Stated problem:
Your answer should be a single number: the count of lines holding the word "chart".

* Start Given material *

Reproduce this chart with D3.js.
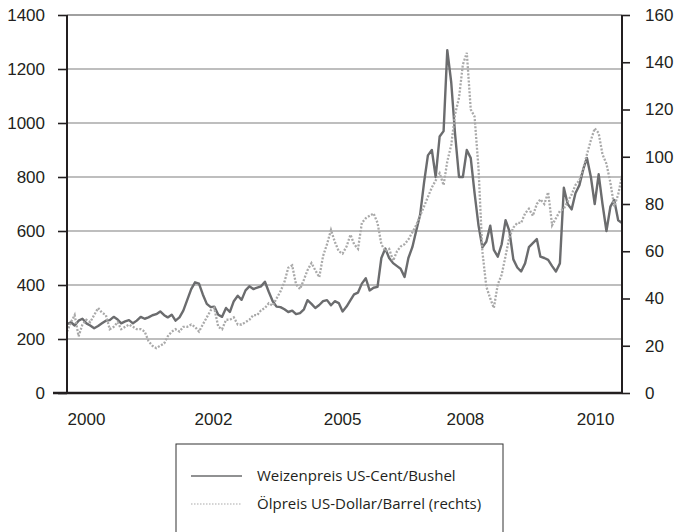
<!DOCTYPE html>
<html lang="de">
<head>
<meta charset="UTF-8">
<title>Weizenpreis und Ölpreis</title>
<script src="https://d3js.org/d3.v7.min.js"></script>
<style>
    body { margin: 0; background: #fff; }
    svg { display: block; font-family: "Open Sans", sans-serif; }
    .tick text { fill: #231f20; }
</style>
</head>
<body>
<div id="chart"></div>
<script>
// monthly observations, Jan 2000 .. Dec 2011
const months = d3.timeMonth.range(new Date(2000, 0, 1), new Date(2012, 0, 1));

// Weizenpreis, US-Cent/Bushel (left axis)
const wheat = [
    255, 262, 250, 268, 275, 258, 250, 240, 248, 258, 268, 270,   // 2000
    282, 272, 258, 265, 270, 258, 268, 282, 275, 280, 288, 292,   // 2001
    302, 288, 280, 290, 268, 280, 305, 345, 385, 410, 405, 365,   // 2002
    330, 318, 320, 290, 282, 315, 300, 340, 360, 345, 380, 395,   // 2003
    385, 390, 395, 412, 375, 340, 320, 318, 310, 300, 305, 292,   // 2004
    296, 310, 344, 330, 315, 326, 340, 344, 325, 340, 333, 302,   // 2005
    320, 344, 365, 372, 405, 425, 380, 390, 393, 500, 535, 500,   // 2006
    481, 470, 460, 430, 500, 540, 600, 660, 780, 880, 900, 800,   // 2007
    950, 970, 1270, 1150, 960, 800, 800, 900, 870, 740, 620, 540, // 2008
    560, 620, 530, 505, 550, 640, 600, 495, 465, 450, 480, 540,   // 2009
    555, 570, 505, 500, 493, 470, 450, 480, 760, 700, 680, 740,   // 2010
    770, 830, 870, 800, 700, 810, 700, 600, 690, 715, 640, 630    // 2011
];

// Ölpreis, US-Dollar/Barrel (right axis)
const oil = [
    26, 30, 33, 24, 29, 31, 30, 33, 36, 34, 33, 27,          // 2000
    28, 30, 27, 28, 29, 28, 27, 27, 26, 22, 20, 19,          // 2001
    20, 21, 24, 26, 27, 26, 28, 28, 29, 28, 26, 29,          // 2002
    32, 35, 36, 28, 27, 31, 31, 32, 29, 29, 30, 31,          // 2003
    33, 33, 35, 36, 38, 37, 40, 43, 47, 53, 54, 46,          // 2004
    44, 48, 52, 55, 52, 49, 58, 63, 69, 64, 60, 59,          // 2005
    62, 67, 63, 61, 72, 74, 75, 76, 72, 63, 60, 61,          // 2006
    56, 60, 62, 63, 65, 68, 71, 75, 79, 83, 87, 90,          // 2007
    93, 88, 98, 105, 118, 125, 139, 144, 120, 117, 95, 60,   // 2008
    45, 40, 36, 46, 50, 58, 66, 70, 72, 72, 76, 78,          // 2009
    75, 80, 82, 80, 85, 71, 74, 77, 78, 81, 84, 88,          // 2010
    90, 95, 101, 107, 112, 110, 101, 97, 89, 79, 84, 92      // 2011
];

const leftTicks = [0, 200, 400, 600, 800, 1000, 1200, 1400];
const rightTicks = [0, 20, 40, 60, 80, 100, 120, 140, 160];
// the labels are not evenly spaced in time in the original, only on the page
const xTickDates = [new Date(2000, 4, 29), new Date(2003, 1, 19), new Date(2005, 10, 27), new Date(2008, 6, 17), new Date(2011, 4, 4)];
const xTickLabels = ["2000", "2002", "2005", "2008", "2010"];

const seriesNames = ["Weizenpreis US-Cent/Bushel", "Ölpreis US-Dollar/Barrel (rechts)"];

const width = 676;
const height = 532;
const margin = { left: 67, right: 54, top: 15, bottom: 139 };
const plotRight = width - margin.right;
const plotBottom = height - margin.bottom;

const ink = "#231f20";
const wheatColor = "#6b6c6e";
const oilColor = "#a9a9a9";

const svg = d3.select("#chart")
    .append("svg")
    .attr("width", width)
    .attr("height", height);

const x = d3.scaleTime()
    .domain([months[0], months[months.length - 1]])
    .range([margin.left, plotRight]);

const yLeft = d3.scaleLinear().domain([0, 1400]).range([plotBottom, margin.top]);
const yRight = d3.scaleLinear().domain([0, 160]).range([plotBottom, margin.top]);

// gridlines from the left axis
svg.append("g")
    .selectAll("line")
    .data(leftTicks.filter(d => d > 0))
    .join("line")
    .attr("x1", margin.left)
    .attr("x2", plotRight)
    .attr("y1", d => yLeft(d))
    .attr("y2", d => yLeft(d))
    .attr("stroke", d => d === 1400 ? "#808080" : "#a8a8a8")
    .attr("stroke-width", 1.3);

// left axis
const leftAxis = svg.append("g")
    .attr("transform", `translate(${margin.left},0)`)
    .call(d3.axisLeft(yLeft).tickValues(leftTicks).tickSize(9).tickPadding(13).tickFormat(d3.format("d")));
leftAxis.select(".domain").remove();
leftAxis.selectAll(".tick line").attr("stroke", ink).attr("stroke-width", 1.6);
leftAxis.selectAll(".tick text").style("font-size", "17px");

// right axis
const rightAxis = svg.append("g")
    .attr("transform", `translate(${plotRight},0)`)
    .call(d3.axisRight(yRight).tickValues(rightTicks).tickSize(8).tickPadding(15).tickFormat(d3.format("d")));
rightAxis.select(".domain").remove();
rightAxis.selectAll(".tick line").attr("stroke", ink).attr("stroke-width", 1.6);
rightAxis.selectAll(".tick text").style("font-size", "17px");

// bottom labels
const bottomAxis = svg.append("g")
    .attr("transform", `translate(0,${plotBottom})`)
    .call(d3.axisBottom(x).tickValues(xTickDates).tickSize(0).tickPadding(20)
        .tickFormat((d, i) => xTickLabels[i]));
bottomAxis.select(".domain").remove();
bottomAxis.selectAll(".tick text").style("font-size", "17px");

// series
const wheatLine = d3.line()
    .x((d, i) => x(months[i]))
    .y(d => yLeft(d));

const oilLine = d3.line()
    .x((d, i) => x(months[i]))
    .y(d => yRight(d));

svg.append("path")
    .datum(wheat)
    .attr("d", wheatLine)
    .attr("fill", "none")
    .attr("stroke", wheatColor)
    .attr("stroke-width", 2.4)
    .attr("stroke-linejoin", "round");

svg.append("path")
    .datum(oil)
    .attr("d", oilLine)
    .attr("fill", "none")
    .attr("stroke", oilColor)
    .attr("stroke-width", 2.3)
    .attr("stroke-dasharray", "2,1.6");

// axis lines on top
svg.append("line")
    .attr("x1", margin.left).attr("x2", margin.left)
    .attr("y1", margin.top).attr("y2", plotBottom)
    .attr("stroke", ink).attr("stroke-width", 2);
svg.append("line")
    .attr("x1", plotRight).attr("x2", plotRight)
    .attr("y1", margin.top).attr("y2", plotBottom)
    .attr("stroke", ink).attr("stroke-width", 2);
svg.append("line")
    .attr("x1", 53).attr("x2", plotRight)
    .attr("y1", plotBottom).attr("y2", plotBottom)
    .attr("stroke", ink).attr("stroke-width", 2.6);

// legend
const legend = svg.append("g").attr("transform", "translate(176,444)");
legend.append("rect")
    .attr("width", 327)
    .attr("height", 100)
    .attr("fill", "none")
    .attr("stroke", "#333")
    .attr("stroke-width", 1);

const legendRows = legend.selectAll("g.row")
    .data(seriesNames)
    .join("g")
    .attr("class", "row")
    .attr("transform", (d, i) => `translate(0,${32 + i * 28})`);

legendRows.append("line")
    .attr("x1", 15)
    .attr("x2", 66)
    .attr("stroke", (d, i) => i === 0 ? wheatColor : oilColor)
    .attr("stroke-width", (d, i) => i === 0 ? 1.6 : 1.2)
    .attr("stroke-dasharray", (d, i) => i === 0 ? null : "1.5,1.5");

legendRows.append("text")
    .attr("x", 81)
    .attr("dy", "0.35em")
    .attr("fill", ink)
    .style("font-size", "15px")
    .text(d => d);
</script>
</body>
</html>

* End Given material *

Solution for this exercise:
3